Data supplied:
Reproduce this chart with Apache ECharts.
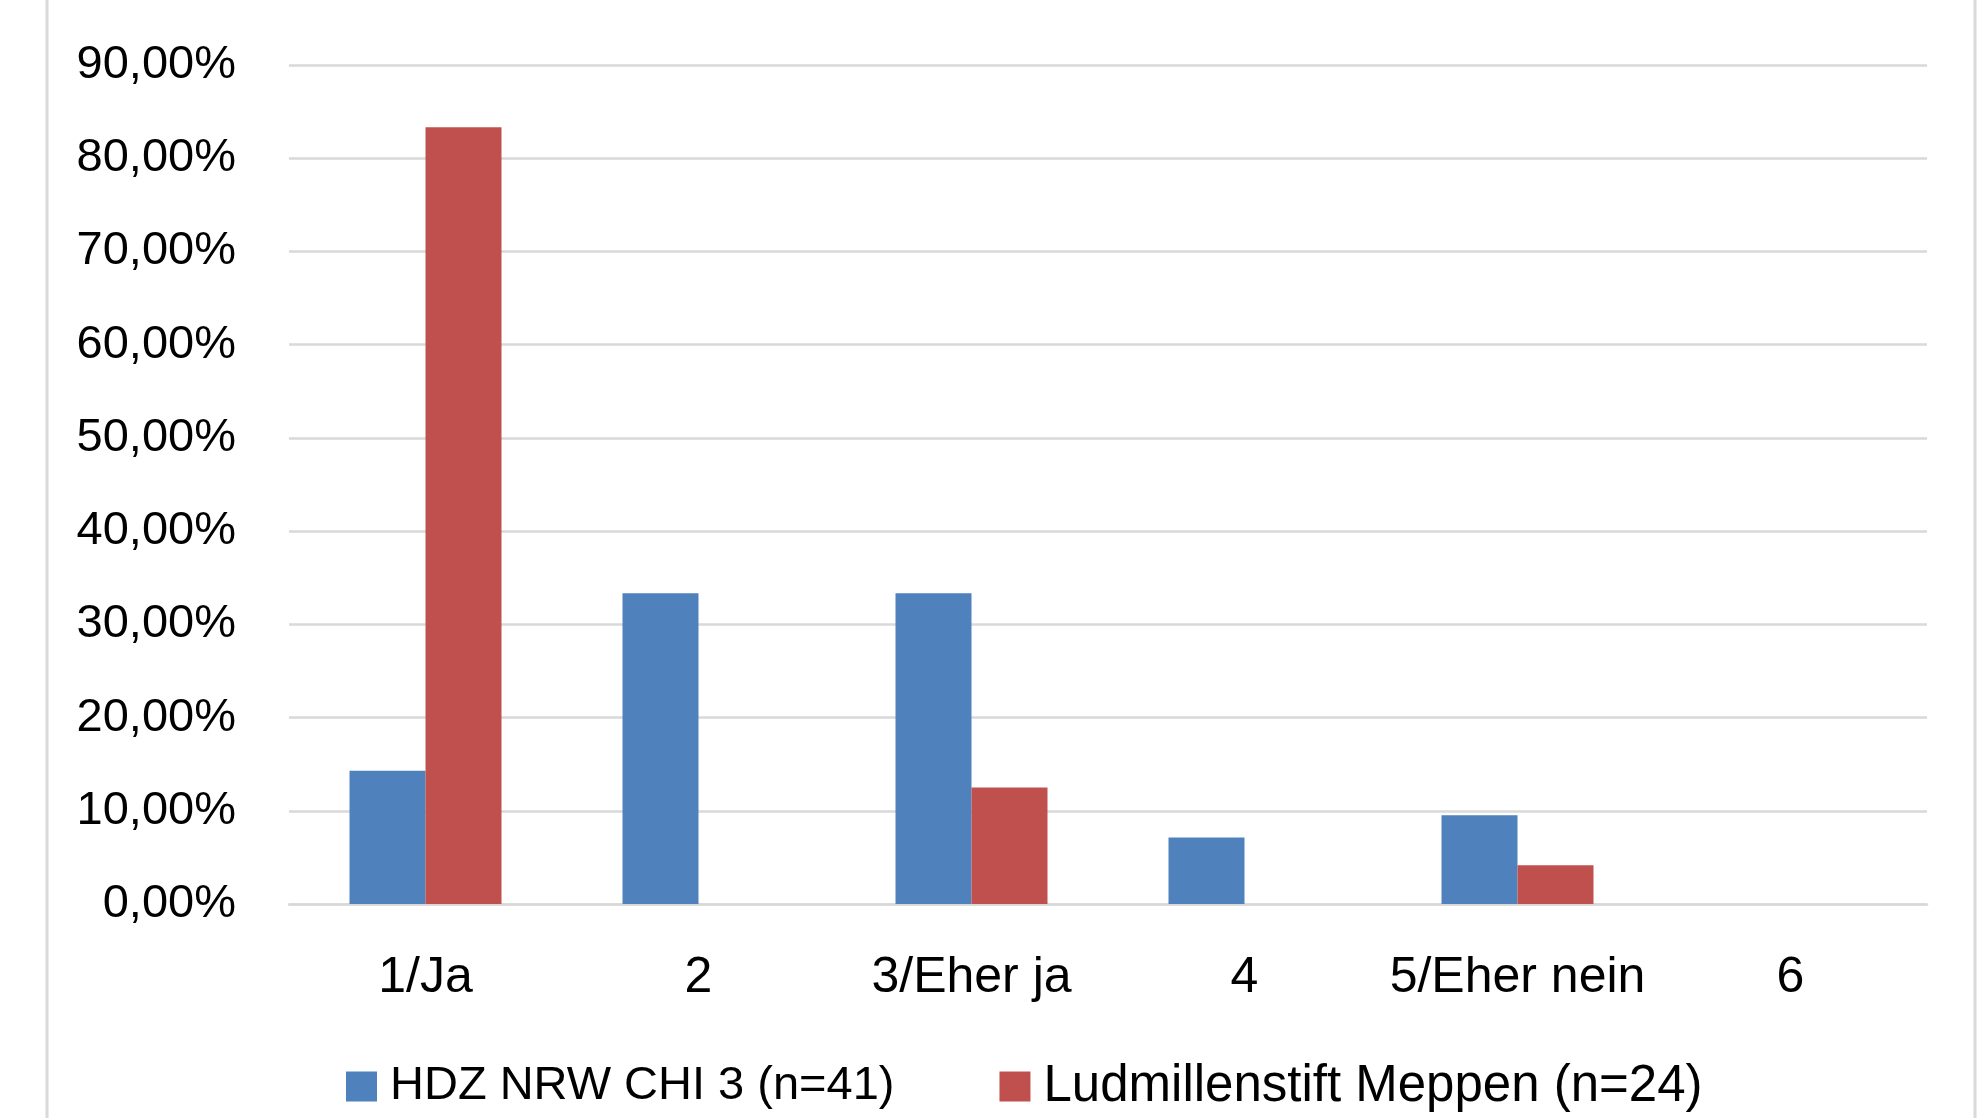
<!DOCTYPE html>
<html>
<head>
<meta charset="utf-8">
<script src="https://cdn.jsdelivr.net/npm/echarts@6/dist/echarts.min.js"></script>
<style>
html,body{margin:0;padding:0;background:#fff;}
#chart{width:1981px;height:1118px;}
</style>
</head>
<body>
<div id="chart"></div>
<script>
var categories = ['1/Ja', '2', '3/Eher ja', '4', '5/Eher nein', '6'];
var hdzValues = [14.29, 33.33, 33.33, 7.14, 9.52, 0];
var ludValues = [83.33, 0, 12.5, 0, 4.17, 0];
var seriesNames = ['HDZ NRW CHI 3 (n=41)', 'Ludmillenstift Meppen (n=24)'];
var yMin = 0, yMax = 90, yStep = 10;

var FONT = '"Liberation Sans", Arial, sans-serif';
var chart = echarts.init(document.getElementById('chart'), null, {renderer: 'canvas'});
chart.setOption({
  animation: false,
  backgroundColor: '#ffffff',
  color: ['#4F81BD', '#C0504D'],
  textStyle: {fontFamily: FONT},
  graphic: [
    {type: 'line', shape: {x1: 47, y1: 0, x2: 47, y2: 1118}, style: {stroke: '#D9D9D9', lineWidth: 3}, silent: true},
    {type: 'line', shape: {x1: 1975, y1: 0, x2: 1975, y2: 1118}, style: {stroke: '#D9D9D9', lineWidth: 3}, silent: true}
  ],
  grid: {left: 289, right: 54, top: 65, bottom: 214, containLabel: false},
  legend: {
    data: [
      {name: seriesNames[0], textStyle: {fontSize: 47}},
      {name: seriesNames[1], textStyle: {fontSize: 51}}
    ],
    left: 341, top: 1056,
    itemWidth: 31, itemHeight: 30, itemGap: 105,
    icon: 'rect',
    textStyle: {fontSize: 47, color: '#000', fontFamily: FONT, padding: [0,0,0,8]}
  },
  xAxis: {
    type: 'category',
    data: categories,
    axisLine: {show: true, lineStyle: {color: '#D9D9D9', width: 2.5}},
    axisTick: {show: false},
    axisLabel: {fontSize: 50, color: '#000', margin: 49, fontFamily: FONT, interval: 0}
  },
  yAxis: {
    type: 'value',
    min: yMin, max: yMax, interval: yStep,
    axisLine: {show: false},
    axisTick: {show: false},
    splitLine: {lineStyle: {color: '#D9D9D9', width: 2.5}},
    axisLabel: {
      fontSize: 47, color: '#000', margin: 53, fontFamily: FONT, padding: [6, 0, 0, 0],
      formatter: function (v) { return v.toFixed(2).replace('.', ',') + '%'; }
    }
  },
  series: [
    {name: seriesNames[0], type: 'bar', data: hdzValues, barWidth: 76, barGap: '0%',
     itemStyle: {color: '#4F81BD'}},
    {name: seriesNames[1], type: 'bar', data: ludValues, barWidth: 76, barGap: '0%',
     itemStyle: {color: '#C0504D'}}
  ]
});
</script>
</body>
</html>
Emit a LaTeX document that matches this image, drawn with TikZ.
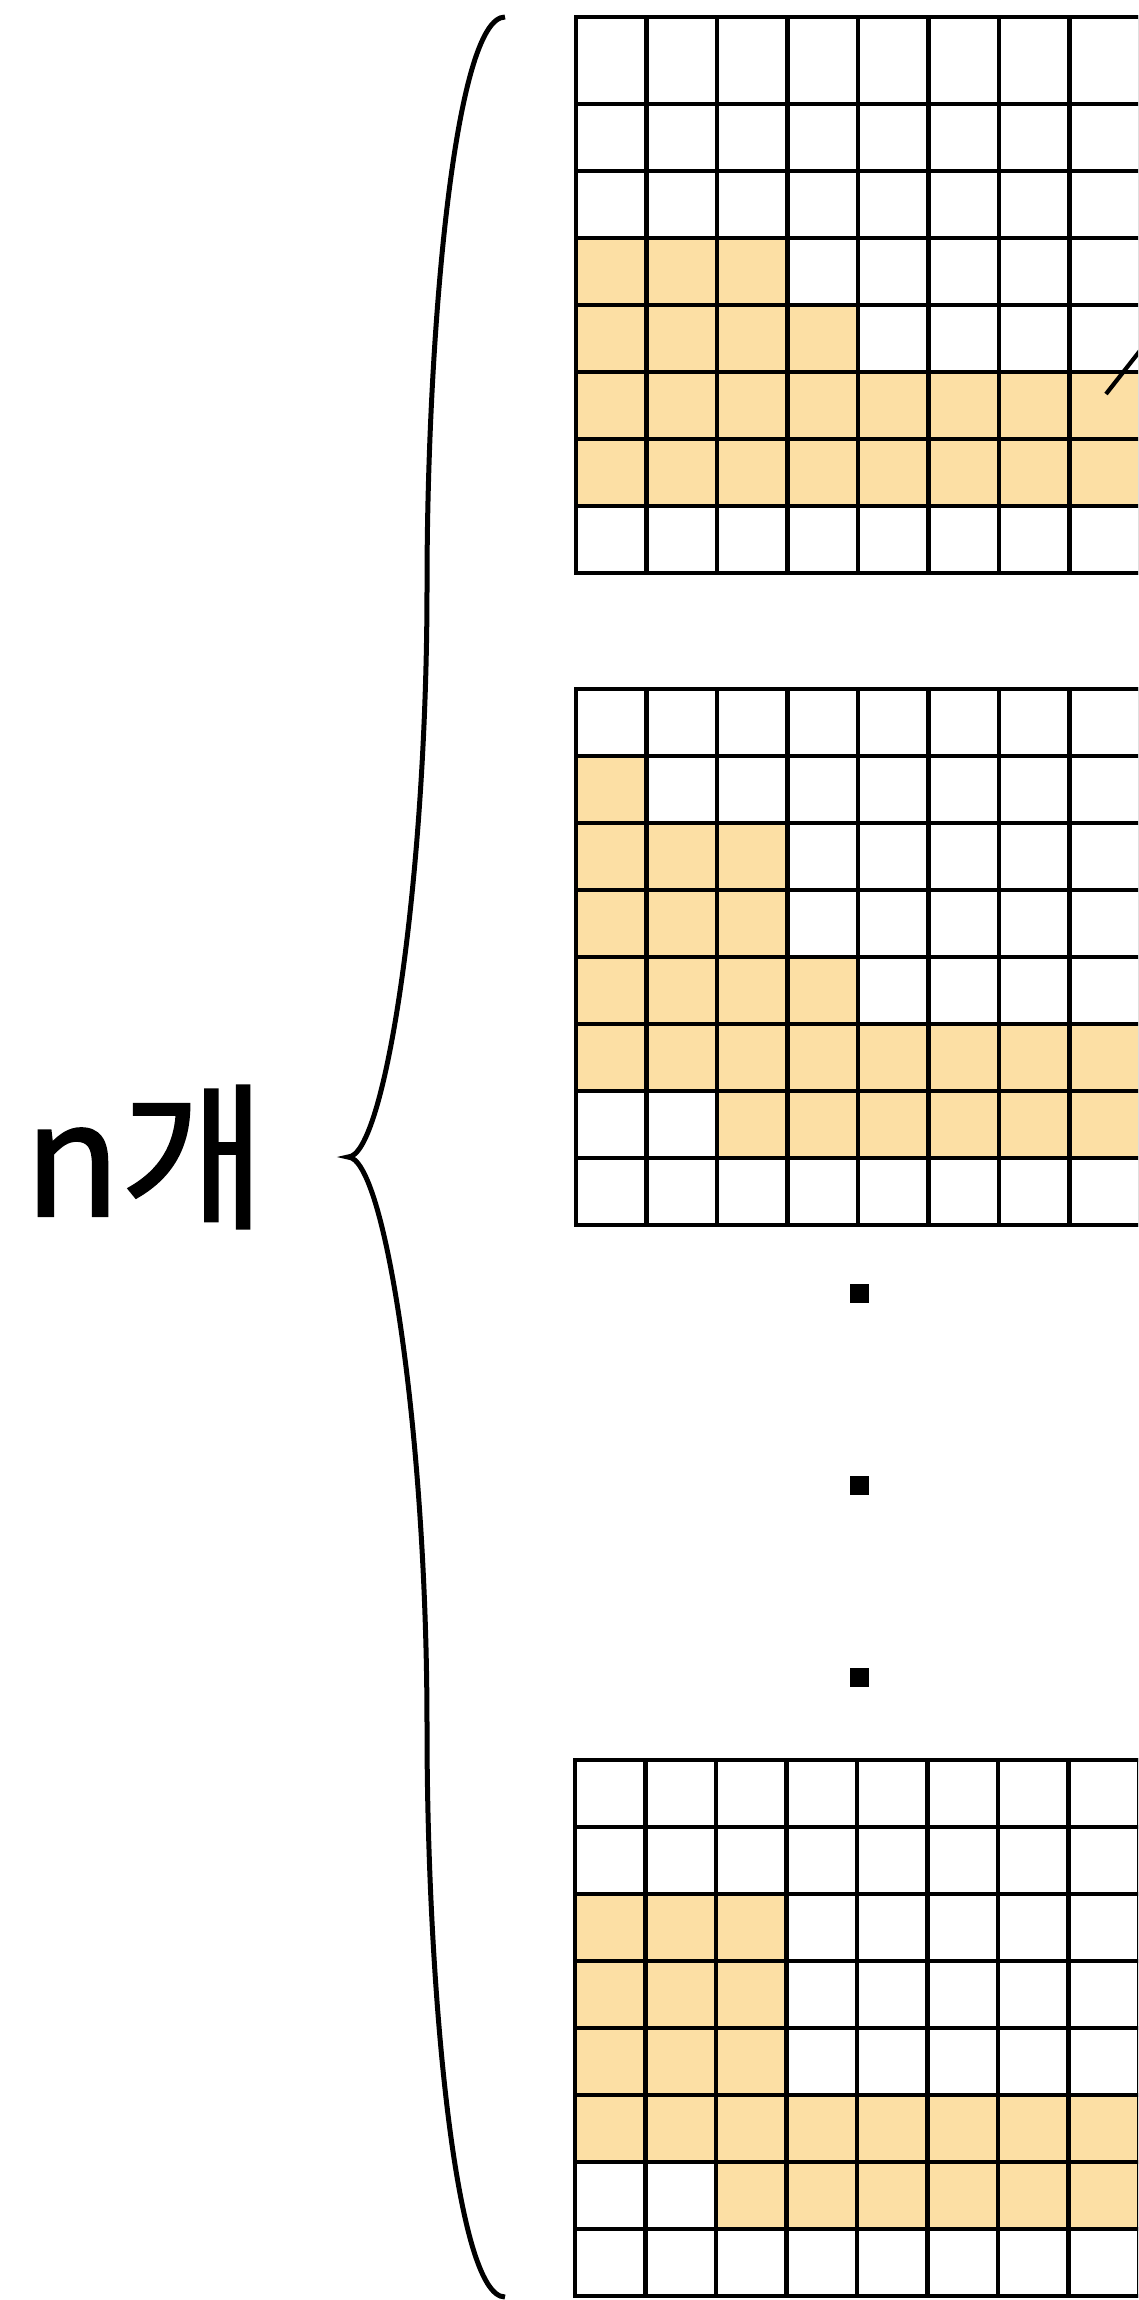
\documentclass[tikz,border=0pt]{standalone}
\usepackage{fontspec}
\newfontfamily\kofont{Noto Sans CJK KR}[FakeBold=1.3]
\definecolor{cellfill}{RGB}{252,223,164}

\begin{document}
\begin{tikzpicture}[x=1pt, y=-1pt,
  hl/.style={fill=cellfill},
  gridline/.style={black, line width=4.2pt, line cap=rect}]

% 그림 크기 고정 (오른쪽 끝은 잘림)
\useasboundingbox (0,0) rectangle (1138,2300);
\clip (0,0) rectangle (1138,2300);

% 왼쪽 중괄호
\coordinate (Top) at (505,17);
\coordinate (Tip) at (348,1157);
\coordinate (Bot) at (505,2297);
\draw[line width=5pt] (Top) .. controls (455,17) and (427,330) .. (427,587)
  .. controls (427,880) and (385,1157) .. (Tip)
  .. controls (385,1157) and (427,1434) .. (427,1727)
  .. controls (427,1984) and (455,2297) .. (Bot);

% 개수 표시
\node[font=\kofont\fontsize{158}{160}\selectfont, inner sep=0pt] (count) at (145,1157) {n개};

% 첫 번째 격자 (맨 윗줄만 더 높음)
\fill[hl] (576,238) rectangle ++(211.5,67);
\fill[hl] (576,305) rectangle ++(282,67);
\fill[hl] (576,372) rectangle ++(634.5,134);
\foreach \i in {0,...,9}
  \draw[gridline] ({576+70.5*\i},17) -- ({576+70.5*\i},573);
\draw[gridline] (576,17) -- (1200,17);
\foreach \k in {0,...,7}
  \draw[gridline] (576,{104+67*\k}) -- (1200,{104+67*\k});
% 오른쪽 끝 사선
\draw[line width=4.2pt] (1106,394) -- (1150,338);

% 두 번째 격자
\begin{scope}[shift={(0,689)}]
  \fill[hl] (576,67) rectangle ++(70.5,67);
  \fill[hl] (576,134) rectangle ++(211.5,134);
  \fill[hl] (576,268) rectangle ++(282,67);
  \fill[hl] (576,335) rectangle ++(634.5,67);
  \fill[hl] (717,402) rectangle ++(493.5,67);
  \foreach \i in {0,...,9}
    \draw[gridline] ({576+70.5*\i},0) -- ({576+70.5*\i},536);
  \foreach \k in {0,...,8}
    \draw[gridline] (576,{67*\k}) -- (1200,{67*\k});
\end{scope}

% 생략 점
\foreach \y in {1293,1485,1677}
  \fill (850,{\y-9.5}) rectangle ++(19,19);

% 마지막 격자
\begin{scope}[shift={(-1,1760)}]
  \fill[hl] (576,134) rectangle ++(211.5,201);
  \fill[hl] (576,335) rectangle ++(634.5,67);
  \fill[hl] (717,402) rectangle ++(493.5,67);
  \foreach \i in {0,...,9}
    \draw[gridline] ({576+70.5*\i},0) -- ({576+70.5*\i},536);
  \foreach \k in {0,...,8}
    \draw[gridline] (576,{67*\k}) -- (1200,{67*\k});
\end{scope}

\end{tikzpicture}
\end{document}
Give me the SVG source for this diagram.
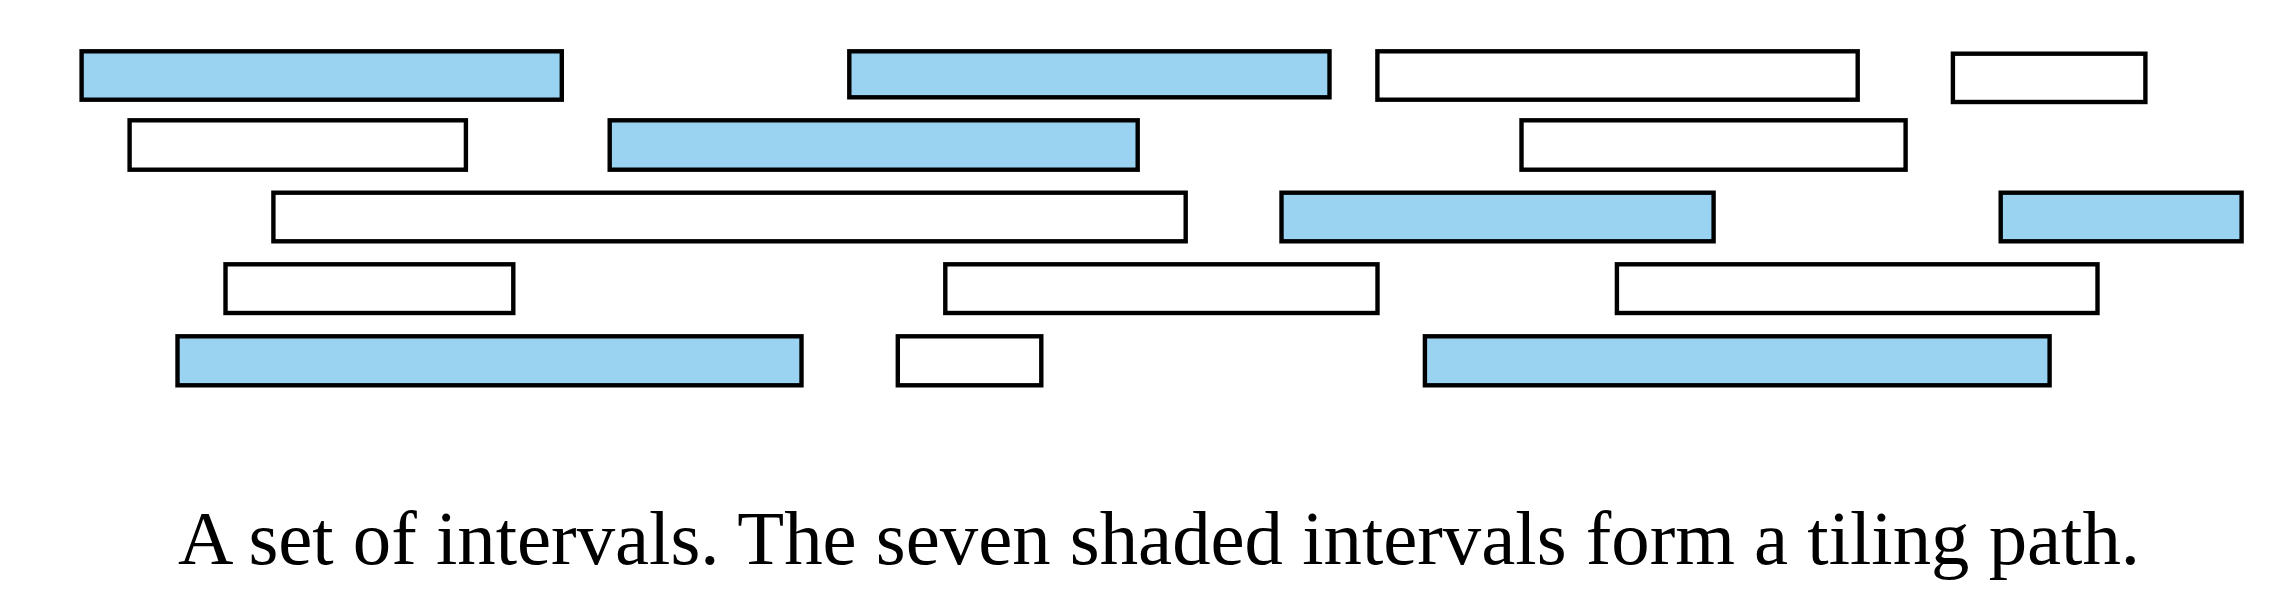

Short task: Transcribe the listing in full and omit the pictures.

Written answer:
Reproduce this chart with Apache ECharts.
<!DOCTYPE html>
<html>
<head>
<meta charset="utf-8">
<script src="https://cdn.jsdelivr.net/npm/echarts@6/dist/echarts.min.js"></script>
<style>
html,body{margin:0;padding:0;background:#fff;}
#chart{width:1981px;height:1118px;}
</style>
</head>
<body>
<div id="chart"></div>
<script>
var categories = ['1/Ja', '2', '3/Eher ja', '4', '5/Eher nein', '6'];
var hdzValues = [14.29, 33.33, 33.33, 7.14, 9.52, 0];
var ludValues = [83.33, 0, 12.5, 0, 4.17, 0];
var seriesNames = ['HDZ NRW CHI 3 (n=41)', 'Ludmillenstift Meppen (n=24)'];
var yMin = 0, yMax = 90, yStep = 10;

var FONT = '"Liberation Sans", Arial, sans-serif';
var chart = echarts.init(document.getElementById('chart'), null, {renderer: 'canvas'});
chart.setOption({
  animation: false,
  backgroundColor: '#ffffff',
  color: ['#4F81BD', '#C0504D'],
  textStyle: {fontFamily: FONT},
  graphic: [
    {type: 'line', shape: {x1: 47, y1: 0, x2: 47, y2: 1118}, style: {stroke: '#D9D9D9', lineWidth: 3}, silent: true},
    {type: 'line', shape: {x1: 1975, y1: 0, x2: 1975, y2: 1118}, style: {stroke: '#D9D9D9', lineWidth: 3}, silent: true}
  ],
  grid: {left: 289, right: 54, top: 65, bottom: 214, containLabel: false},
  legend: {
    data: [
      {name: seriesNames[0], textStyle: {fontSize: 47}},
      {name: seriesNames[1], textStyle: {fontSize: 51}}
    ],
    left: 341, top: 1056,
    itemWidth: 31, itemHeight: 30, itemGap: 105,
    icon: 'rect',
    textStyle: {fontSize: 47, color: '#000', fontFamily: FONT, padding: [0,0,0,8]}
  },
  xAxis: {
    type: 'category',
    data: categories,
    axisLine: {show: true, lineStyle: {color: '#D9D9D9', width: 2.5}},
    axisTick: {show: false},
    axisLabel: {fontSize: 50, color: '#000', margin: 49, fontFamily: FONT, interval: 0}
  },
  yAxis: {
    type: 'value',
    min: yMin, max: yMax, interval: yStep,
    axisLine: {show: false},
    axisTick: {show: false},
    splitLine: {lineStyle: {color: '#D9D9D9', width: 2.5}},
    axisLabel: {
      fontSize: 47, color: '#000', margin: 53, fontFamily: FONT, padding: [6, 0, 0, 0],
      formatter: function (v) { return v.toFixed(2).replace('.', ',') + '%'; }
    }
  },
  series: [
    {name: seriesNames[0], type: 'bar', data: hdzValues, barWidth: 76, barGap: '0%',
     itemStyle: {color: '#4F81BD'}},
    {name: seriesNames[1], type: 'bar', data: ludValues, barWidth: 76, barGap: '0%',
     itemStyle: {color: '#C0504D'}}
  ]
});
</script>
</body>
</html>
Emit a LaTeX document that matches this image, drawn with TikZ.
\documentclass[tikz,border=0pt]{standalone}
\usepackage{fontspec}
\newfontfamily\kofont{Noto Sans CJK KR}[FakeBold=1.3]
\definecolor{cellfill}{RGB}{252,223,164}

\begin{document}
\begin{tikzpicture}[x=1pt, y=-1pt,
  hl/.style={fill=cellfill},
  gridline/.style={black, line width=4.2pt, line cap=rect}]

% 그림 크기 고정 (오른쪽 끝은 잘림)
\useasboundingbox (0,0) rectangle (1138,2300);
\clip (0,0) rectangle (1138,2300);

% 왼쪽 중괄호
\coordinate (Top) at (505,17);
\coordinate (Tip) at (348,1157);
\coordinate (Bot) at (505,2297);
\draw[line width=5pt] (Top) .. controls (455,17) and (427,330) .. (427,587)
  .. controls (427,880) and (385,1157) .. (Tip)
  .. controls (385,1157) and (427,1434) .. (427,1727)
  .. controls (427,1984) and (455,2297) .. (Bot);

% 개수 표시
\node[font=\kofont\fontsize{158}{160}\selectfont, inner sep=0pt] (count) at (145,1157) {n개};

% 첫 번째 격자 (맨 윗줄만 더 높음)
\fill[hl] (576,238) rectangle ++(211.5,67);
\fill[hl] (576,305) rectangle ++(282,67);
\fill[hl] (576,372) rectangle ++(634.5,134);
\foreach \i in {0,...,9}
  \draw[gridline] ({576+70.5*\i},17) -- ({576+70.5*\i},573);
\draw[gridline] (576,17) -- (1200,17);
\foreach \k in {0,...,7}
  \draw[gridline] (576,{104+67*\k}) -- (1200,{104+67*\k});
% 오른쪽 끝 사선
\draw[line width=4.2pt] (1106,394) -- (1150,338);

% 두 번째 격자
\begin{scope}[shift={(0,689)}]
  \fill[hl] (576,67) rectangle ++(70.5,67);
  \fill[hl] (576,134) rectangle ++(211.5,134);
  \fill[hl] (576,268) rectangle ++(282,67);
  \fill[hl] (576,335) rectangle ++(634.5,67);
  \fill[hl] (717,402) rectangle ++(493.5,67);
  \foreach \i in {0,...,9}
    \draw[gridline] ({576+70.5*\i},0) -- ({576+70.5*\i},536);
  \foreach \k in {0,...,8}
    \draw[gridline] (576,{67*\k}) -- (1200,{67*\k});
\end{scope}

% 생략 점
\foreach \y in {1293,1485,1677}
  \fill (850,{\y-9.5}) rectangle ++(19,19);

% 마지막 격자
\begin{scope}[shift={(-1,1760)}]
  \fill[hl] (576,134) rectangle ++(211.5,201);
  \fill[hl] (576,335) rectangle ++(634.5,67);
  \fill[hl] (717,402) rectangle ++(493.5,67);
  \foreach \i in {0,...,9}
    \draw[gridline] ({576+70.5*\i},0) -- ({576+70.5*\i},536);
  \foreach \k in {0,...,8}
    \draw[gridline] (576,{67*\k}) -- (1200,{67*\k});
\end{scope}

\end{tikzpicture}
\end{document}
Give me the SVG source for this diagram.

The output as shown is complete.